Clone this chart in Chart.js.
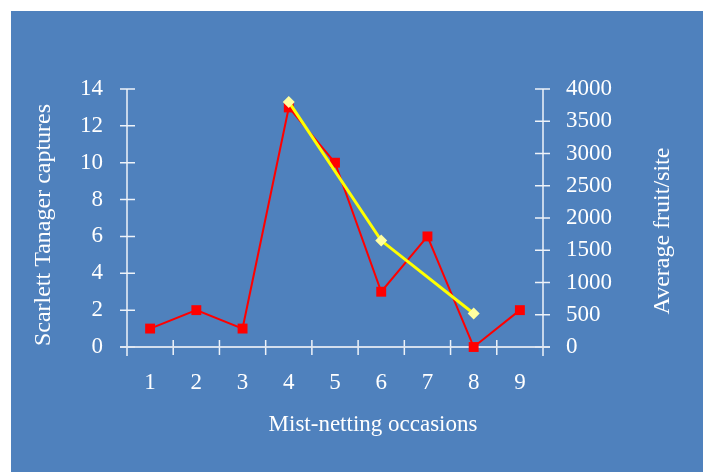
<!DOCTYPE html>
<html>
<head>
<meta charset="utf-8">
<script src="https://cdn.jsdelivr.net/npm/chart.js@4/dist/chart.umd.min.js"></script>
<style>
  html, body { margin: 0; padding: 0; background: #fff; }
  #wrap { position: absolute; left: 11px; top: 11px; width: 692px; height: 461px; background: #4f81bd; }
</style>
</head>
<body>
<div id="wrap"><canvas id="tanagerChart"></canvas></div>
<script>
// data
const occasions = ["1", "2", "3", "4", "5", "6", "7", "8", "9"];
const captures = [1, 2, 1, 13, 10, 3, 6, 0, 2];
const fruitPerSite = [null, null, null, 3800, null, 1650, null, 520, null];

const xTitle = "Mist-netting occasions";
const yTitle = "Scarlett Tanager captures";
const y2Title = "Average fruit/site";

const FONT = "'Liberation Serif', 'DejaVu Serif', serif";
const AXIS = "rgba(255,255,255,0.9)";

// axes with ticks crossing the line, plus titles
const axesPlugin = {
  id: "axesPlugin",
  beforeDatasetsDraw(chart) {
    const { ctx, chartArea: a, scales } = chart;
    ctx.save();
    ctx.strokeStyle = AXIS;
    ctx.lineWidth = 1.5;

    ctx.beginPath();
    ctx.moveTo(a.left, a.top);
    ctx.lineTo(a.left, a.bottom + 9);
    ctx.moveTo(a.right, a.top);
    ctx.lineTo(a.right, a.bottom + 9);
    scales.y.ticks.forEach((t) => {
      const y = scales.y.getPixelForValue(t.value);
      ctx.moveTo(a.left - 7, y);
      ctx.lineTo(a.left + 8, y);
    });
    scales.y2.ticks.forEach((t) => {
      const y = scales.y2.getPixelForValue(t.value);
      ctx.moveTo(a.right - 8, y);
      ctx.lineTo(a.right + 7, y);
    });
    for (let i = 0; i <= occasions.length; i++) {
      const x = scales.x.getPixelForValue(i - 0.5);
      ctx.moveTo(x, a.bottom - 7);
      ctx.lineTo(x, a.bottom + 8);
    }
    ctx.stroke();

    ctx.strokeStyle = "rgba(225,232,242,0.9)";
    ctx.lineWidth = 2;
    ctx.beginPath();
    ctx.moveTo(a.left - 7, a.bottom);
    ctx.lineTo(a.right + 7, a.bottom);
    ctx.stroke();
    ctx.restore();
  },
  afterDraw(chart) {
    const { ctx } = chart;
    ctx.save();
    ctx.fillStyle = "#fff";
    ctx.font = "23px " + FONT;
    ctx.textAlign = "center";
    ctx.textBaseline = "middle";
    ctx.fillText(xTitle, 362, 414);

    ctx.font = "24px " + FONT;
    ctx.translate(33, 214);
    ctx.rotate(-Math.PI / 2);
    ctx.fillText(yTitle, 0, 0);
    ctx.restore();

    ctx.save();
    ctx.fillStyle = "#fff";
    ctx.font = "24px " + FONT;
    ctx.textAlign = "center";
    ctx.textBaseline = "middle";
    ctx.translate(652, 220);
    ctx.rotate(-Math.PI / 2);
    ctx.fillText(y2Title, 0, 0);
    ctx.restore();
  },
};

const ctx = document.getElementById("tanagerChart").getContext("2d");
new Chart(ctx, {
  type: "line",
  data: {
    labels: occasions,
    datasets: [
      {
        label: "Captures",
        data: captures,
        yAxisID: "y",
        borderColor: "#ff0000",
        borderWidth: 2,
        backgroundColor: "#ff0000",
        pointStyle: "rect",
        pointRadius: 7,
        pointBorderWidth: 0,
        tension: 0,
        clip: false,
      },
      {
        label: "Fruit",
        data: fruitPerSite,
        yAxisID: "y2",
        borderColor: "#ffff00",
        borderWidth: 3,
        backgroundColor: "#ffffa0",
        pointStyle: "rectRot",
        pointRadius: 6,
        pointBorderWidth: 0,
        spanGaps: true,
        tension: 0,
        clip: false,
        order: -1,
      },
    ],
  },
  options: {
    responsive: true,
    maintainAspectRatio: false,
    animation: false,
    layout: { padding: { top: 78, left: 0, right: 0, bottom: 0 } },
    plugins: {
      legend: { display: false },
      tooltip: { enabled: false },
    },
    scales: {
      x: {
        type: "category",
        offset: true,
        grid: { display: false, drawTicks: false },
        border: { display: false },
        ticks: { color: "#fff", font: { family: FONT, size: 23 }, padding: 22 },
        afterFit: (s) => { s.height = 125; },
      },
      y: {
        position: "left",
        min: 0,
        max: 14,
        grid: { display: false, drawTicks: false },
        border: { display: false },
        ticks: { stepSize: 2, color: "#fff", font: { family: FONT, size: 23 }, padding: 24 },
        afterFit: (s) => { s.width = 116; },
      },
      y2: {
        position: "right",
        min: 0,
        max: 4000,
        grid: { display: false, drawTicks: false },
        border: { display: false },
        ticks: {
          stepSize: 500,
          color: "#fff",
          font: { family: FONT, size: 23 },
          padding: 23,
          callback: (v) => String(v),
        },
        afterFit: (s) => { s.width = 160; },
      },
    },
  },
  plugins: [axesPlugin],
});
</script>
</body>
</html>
───
WHAT TO WORK ON » Reproduce each line word for word and drop the pictures.

SOLUTION TO THIS EXERCISE »
Clone this chart in Chart.js.
<!DOCTYPE html>
<html>
<head>
<meta charset="utf-8">
<script src="https://cdn.jsdelivr.net/npm/chart.js@4/dist/chart.umd.min.js"></script>
<style>
  html, body { margin: 0; padding: 0; background: #fff; }
  #wrap { position: absolute; left: 11px; top: 11px; width: 692px; height: 461px; background: #4f81bd; }
</style>
</head>
<body>
<div id="wrap"><canvas id="tanagerChart"></canvas></div>
<script>
// data
const occasions = ["1", "2", "3", "4", "5", "6", "7", "8", "9"];
const captures = [1, 2, 1, 13, 10, 3, 6, 0, 2];
const fruitPerSite = [null, null, null, 3800, null, 1650, null, 520, null];

const xTitle = "Mist-netting occasions";
const yTitle = "Scarlett Tanager captures";
const y2Title = "Average fruit/site";

const FONT = "'Liberation Serif', 'DejaVu Serif', serif";
const AXIS = "rgba(255,255,255,0.9)";

// axes with ticks crossing the line, plus titles
const axesPlugin = {
  id: "axesPlugin",
  beforeDatasetsDraw(chart) {
    const { ctx, chartArea: a, scales } = chart;
    ctx.save();
    ctx.strokeStyle = AXIS;
    ctx.lineWidth = 1.5;

    ctx.beginPath();
    ctx.moveTo(a.left, a.top);
    ctx.lineTo(a.left, a.bottom + 9);
    ctx.moveTo(a.right, a.top);
    ctx.lineTo(a.right, a.bottom + 9);
    scales.y.ticks.forEach((t) => {
      const y = scales.y.getPixelForValue(t.value);
      ctx.moveTo(a.left - 7, y);
      ctx.lineTo(a.left + 8, y);
    });
    scales.y2.ticks.forEach((t) => {
      const y = scales.y2.getPixelForValue(t.value);
      ctx.moveTo(a.right - 8, y);
      ctx.lineTo(a.right + 7, y);
    });
    for (let i = 0; i <= occasions.length; i++) {
      const x = scales.x.getPixelForValue(i - 0.5);
      ctx.moveTo(x, a.bottom - 7);
      ctx.lineTo(x, a.bottom + 8);
    }
    ctx.stroke();

    ctx.strokeStyle = "rgba(225,232,242,0.9)";
    ctx.lineWidth = 2;
    ctx.beginPath();
    ctx.moveTo(a.left - 7, a.bottom);
    ctx.lineTo(a.right + 7, a.bottom);
    ctx.stroke();
    ctx.restore();
  },
  afterDraw(chart) {
    const { ctx } = chart;
    ctx.save();
    ctx.fillStyle = "#fff";
    ctx.font = "23px " + FONT;
    ctx.textAlign = "center";
    ctx.textBaseline = "middle";
    ctx.fillText(xTitle, 362, 414);

    ctx.font = "24px " + FONT;
    ctx.translate(33, 214);
    ctx.rotate(-Math.PI / 2);
    ctx.fillText(yTitle, 0, 0);
    ctx.restore();

    ctx.save();
    ctx.fillStyle = "#fff";
    ctx.font = "24px " + FONT;
    ctx.textAlign = "center";
    ctx.textBaseline = "middle";
    ctx.translate(652, 220);
    ctx.rotate(-Math.PI / 2);
    ctx.fillText(y2Title, 0, 0);
    ctx.restore();
  },
};

const ctx = document.getElementById("tanagerChart").getContext("2d");
new Chart(ctx, {
  type: "line",
  data: {
    labels: occasions,
    datasets: [
      {
        label: "Captures",
        data: captures,
        yAxisID: "y",
        borderColor: "#ff0000",
        borderWidth: 2,
        backgroundColor: "#ff0000",
        pointStyle: "rect",
        pointRadius: 7,
        pointBorderWidth: 0,
        tension: 0,
        clip: false,
      },
      {
        label: "Fruit",
        data: fruitPerSite,
        yAxisID: "y2",
        borderColor: "#ffff00",
        borderWidth: 3,
        backgroundColor: "#ffffa0",
        pointStyle: "rectRot",
        pointRadius: 6,
        pointBorderWidth: 0,
        spanGaps: true,
        tension: 0,
        clip: false,
        order: -1,
      },
    ],
  },
  options: {
    responsive: true,
    maintainAspectRatio: false,
    animation: false,
    layout: { padding: { top: 78, left: 0, right: 0, bottom: 0 } },
    plugins: {
      legend: { display: false },
      tooltip: { enabled: false },
    },
    scales: {
      x: {
        type: "category",
        offset: true,
        grid: { display: false, drawTicks: false },
        border: { display: false },
        ticks: { color: "#fff", font: { family: FONT, size: 23 }, padding: 22 },
        afterFit: (s) => { s.height = 125; },
      },
      y: {
        position: "left",
        min: 0,
        max: 14,
        grid: { display: false, drawTicks: false },
        border: { display: false },
        ticks: { stepSize: 2, color: "#fff", font: { family: FONT, size: 23 }, padding: 24 },
        afterFit: (s) => { s.width = 116; },
      },
      y2: {
        position: "right",
        min: 0,
        max: 4000,
        grid: { display: false, drawTicks: false },
        border: { display: false },
        ticks: {
          stepSize: 500,
          color: "#fff",
          font: { family: FONT, size: 23 },
          padding: 23,
          callback: (v) => String(v),
        },
        afterFit: (s) => { s.width = 160; },
      },
    },
  },
  plugins: [axesPlugin],
});
</script>
</body>
</html>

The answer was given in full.